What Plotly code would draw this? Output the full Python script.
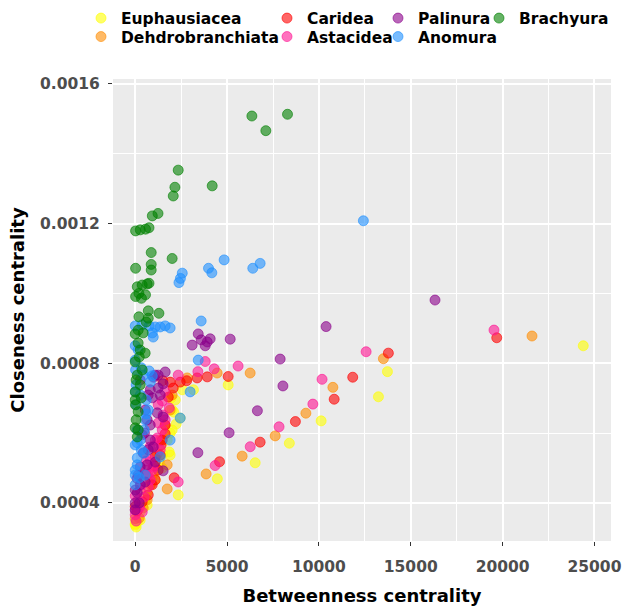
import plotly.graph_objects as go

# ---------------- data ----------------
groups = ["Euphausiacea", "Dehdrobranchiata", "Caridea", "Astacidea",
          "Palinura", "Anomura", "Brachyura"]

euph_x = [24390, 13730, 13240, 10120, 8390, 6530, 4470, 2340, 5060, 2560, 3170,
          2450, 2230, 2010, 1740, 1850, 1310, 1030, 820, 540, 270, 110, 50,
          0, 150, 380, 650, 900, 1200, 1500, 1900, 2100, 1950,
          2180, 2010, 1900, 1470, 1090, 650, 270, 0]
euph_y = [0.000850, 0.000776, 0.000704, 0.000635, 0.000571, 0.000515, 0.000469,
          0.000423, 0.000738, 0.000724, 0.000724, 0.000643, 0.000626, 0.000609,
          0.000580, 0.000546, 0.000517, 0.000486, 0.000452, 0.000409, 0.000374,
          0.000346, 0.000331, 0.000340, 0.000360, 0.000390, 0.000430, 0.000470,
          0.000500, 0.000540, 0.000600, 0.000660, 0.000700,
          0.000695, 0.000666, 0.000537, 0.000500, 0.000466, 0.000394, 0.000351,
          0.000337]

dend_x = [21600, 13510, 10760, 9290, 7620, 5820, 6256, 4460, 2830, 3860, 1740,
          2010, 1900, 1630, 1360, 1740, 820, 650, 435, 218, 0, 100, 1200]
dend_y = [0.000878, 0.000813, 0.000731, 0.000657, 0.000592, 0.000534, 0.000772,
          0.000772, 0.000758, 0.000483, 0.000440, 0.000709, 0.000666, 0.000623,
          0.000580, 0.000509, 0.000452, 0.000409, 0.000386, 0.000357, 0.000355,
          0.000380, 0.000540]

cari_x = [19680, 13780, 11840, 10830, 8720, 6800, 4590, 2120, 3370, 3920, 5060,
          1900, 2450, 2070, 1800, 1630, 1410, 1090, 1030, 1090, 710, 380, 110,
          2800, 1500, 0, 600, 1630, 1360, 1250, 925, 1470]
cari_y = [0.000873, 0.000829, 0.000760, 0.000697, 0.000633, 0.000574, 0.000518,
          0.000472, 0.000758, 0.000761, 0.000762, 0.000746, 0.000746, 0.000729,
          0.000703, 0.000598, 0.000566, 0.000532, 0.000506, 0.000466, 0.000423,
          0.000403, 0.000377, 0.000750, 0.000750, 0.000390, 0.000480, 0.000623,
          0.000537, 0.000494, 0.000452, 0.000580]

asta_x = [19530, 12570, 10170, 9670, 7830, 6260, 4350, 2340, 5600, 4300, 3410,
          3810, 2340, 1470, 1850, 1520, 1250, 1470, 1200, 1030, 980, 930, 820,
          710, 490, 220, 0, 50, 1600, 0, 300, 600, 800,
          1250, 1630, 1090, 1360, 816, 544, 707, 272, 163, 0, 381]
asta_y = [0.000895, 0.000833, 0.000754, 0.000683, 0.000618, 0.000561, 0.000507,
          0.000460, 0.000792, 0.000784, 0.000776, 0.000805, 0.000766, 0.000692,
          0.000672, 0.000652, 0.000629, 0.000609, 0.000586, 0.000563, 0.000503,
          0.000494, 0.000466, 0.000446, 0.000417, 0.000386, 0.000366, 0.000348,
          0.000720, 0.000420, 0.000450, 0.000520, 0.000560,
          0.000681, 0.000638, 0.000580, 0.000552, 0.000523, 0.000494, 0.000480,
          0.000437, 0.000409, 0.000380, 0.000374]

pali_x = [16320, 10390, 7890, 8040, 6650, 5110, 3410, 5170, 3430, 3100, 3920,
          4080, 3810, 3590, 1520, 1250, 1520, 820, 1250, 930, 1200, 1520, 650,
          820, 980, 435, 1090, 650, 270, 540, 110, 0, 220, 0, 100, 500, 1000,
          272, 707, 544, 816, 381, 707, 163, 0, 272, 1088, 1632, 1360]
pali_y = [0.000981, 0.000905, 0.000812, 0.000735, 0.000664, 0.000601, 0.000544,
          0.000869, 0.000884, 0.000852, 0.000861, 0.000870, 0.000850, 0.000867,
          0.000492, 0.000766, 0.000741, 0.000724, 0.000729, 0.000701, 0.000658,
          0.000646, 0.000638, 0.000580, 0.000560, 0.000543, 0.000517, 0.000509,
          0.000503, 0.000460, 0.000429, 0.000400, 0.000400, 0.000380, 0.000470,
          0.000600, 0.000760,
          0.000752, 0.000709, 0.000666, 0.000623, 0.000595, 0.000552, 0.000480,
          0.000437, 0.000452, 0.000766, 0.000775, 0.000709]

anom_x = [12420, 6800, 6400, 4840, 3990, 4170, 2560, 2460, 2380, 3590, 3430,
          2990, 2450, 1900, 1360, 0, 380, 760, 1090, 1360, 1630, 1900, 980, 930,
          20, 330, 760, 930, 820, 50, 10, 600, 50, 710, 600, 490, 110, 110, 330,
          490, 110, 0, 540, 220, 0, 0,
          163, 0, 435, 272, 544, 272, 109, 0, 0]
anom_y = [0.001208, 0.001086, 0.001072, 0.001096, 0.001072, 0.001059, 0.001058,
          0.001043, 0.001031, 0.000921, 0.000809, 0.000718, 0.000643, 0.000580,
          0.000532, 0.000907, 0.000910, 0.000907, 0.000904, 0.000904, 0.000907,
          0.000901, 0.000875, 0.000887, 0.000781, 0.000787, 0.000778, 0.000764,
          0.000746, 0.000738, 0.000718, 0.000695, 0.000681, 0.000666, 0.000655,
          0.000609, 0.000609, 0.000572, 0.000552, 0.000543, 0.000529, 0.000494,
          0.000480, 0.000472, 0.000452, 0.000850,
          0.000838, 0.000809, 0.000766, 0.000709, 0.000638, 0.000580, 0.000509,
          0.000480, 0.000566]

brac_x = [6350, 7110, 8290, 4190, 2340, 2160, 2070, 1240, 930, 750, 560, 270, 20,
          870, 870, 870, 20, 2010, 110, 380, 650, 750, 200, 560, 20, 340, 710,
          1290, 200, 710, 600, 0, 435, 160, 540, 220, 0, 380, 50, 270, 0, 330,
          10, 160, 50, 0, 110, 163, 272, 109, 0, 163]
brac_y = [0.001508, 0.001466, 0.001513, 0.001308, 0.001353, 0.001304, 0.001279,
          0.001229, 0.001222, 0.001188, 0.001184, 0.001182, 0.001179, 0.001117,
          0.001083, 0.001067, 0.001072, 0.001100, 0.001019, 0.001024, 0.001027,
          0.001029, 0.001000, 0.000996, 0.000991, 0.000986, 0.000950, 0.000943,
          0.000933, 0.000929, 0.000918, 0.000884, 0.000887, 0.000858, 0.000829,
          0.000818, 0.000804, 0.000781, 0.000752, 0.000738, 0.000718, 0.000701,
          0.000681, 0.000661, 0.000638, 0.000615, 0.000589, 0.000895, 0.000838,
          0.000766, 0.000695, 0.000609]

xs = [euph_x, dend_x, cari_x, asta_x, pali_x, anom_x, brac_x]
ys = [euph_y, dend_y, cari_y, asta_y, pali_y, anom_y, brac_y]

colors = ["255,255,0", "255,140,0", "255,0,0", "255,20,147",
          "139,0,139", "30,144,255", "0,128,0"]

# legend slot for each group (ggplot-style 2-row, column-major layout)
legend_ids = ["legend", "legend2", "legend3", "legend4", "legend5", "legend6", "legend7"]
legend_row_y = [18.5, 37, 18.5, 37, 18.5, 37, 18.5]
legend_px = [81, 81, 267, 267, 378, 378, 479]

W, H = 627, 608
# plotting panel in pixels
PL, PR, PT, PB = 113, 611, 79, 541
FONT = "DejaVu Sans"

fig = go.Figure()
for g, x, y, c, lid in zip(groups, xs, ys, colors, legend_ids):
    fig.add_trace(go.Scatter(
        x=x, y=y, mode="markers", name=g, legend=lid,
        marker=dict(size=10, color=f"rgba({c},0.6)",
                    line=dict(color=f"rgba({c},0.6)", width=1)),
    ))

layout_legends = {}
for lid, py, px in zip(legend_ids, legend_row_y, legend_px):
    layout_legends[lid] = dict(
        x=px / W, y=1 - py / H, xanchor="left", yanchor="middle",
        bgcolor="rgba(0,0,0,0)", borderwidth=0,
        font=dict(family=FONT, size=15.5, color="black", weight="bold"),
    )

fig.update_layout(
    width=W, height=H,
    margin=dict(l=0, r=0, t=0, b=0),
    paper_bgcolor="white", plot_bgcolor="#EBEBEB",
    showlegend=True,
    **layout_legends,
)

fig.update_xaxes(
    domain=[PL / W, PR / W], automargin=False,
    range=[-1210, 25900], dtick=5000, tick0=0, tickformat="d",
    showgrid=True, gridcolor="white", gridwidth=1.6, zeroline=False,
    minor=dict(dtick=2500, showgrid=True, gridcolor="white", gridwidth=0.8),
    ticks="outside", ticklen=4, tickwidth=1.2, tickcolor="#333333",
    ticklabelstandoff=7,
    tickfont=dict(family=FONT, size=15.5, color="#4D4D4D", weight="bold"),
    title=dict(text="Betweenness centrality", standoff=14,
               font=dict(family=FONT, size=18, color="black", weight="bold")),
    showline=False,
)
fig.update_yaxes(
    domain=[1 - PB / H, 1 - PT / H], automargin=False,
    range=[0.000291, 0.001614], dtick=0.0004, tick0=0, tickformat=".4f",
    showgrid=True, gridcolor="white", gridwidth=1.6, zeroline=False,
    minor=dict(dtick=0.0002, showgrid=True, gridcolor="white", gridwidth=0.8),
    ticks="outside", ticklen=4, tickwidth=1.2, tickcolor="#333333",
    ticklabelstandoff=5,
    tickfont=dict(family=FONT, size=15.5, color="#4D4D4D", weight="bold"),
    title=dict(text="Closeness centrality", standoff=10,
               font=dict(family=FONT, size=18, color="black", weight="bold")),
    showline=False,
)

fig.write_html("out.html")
==============================
_What you will do_. Leave the pictures out and please restate exactly the lines running from the start of the material through the one with "0.000380, 0.000540]".

_Task response_.
What Plotly code would draw this? Output the full Python script.
import plotly.graph_objects as go

# ---------------- data ----------------
groups = ["Euphausiacea", "Dehdrobranchiata", "Caridea", "Astacidea",
          "Palinura", "Anomura", "Brachyura"]

euph_x = [24390, 13730, 13240, 10120, 8390, 6530, 4470, 2340, 5060, 2560, 3170,
          2450, 2230, 2010, 1740, 1850, 1310, 1030, 820, 540, 270, 110, 50,
          0, 150, 380, 650, 900, 1200, 1500, 1900, 2100, 1950,
          2180, 2010, 1900, 1470, 1090, 650, 270, 0]
euph_y = [0.000850, 0.000776, 0.000704, 0.000635, 0.000571, 0.000515, 0.000469,
          0.000423, 0.000738, 0.000724, 0.000724, 0.000643, 0.000626, 0.000609,
          0.000580, 0.000546, 0.000517, 0.000486, 0.000452, 0.000409, 0.000374,
          0.000346, 0.000331, 0.000340, 0.000360, 0.000390, 0.000430, 0.000470,
          0.000500, 0.000540, 0.000600, 0.000660, 0.000700,
          0.000695, 0.000666, 0.000537, 0.000500, 0.000466, 0.000394, 0.000351,
          0.000337]

dend_x = [21600, 13510, 10760, 9290, 7620, 5820, 6256, 4460, 2830, 3860, 1740,
          2010, 1900, 1630, 1360, 1740, 820, 650, 435, 218, 0, 100, 1200]
dend_y = [0.000878, 0.000813, 0.000731, 0.000657, 0.000592, 0.000534, 0.000772,
          0.000772, 0.000758, 0.000483, 0.000440, 0.000709, 0.000666, 0.000623,
          0.000580, 0.000509, 0.000452, 0.000409, 0.000386, 0.000357, 0.000355,
          0.000380, 0.000540]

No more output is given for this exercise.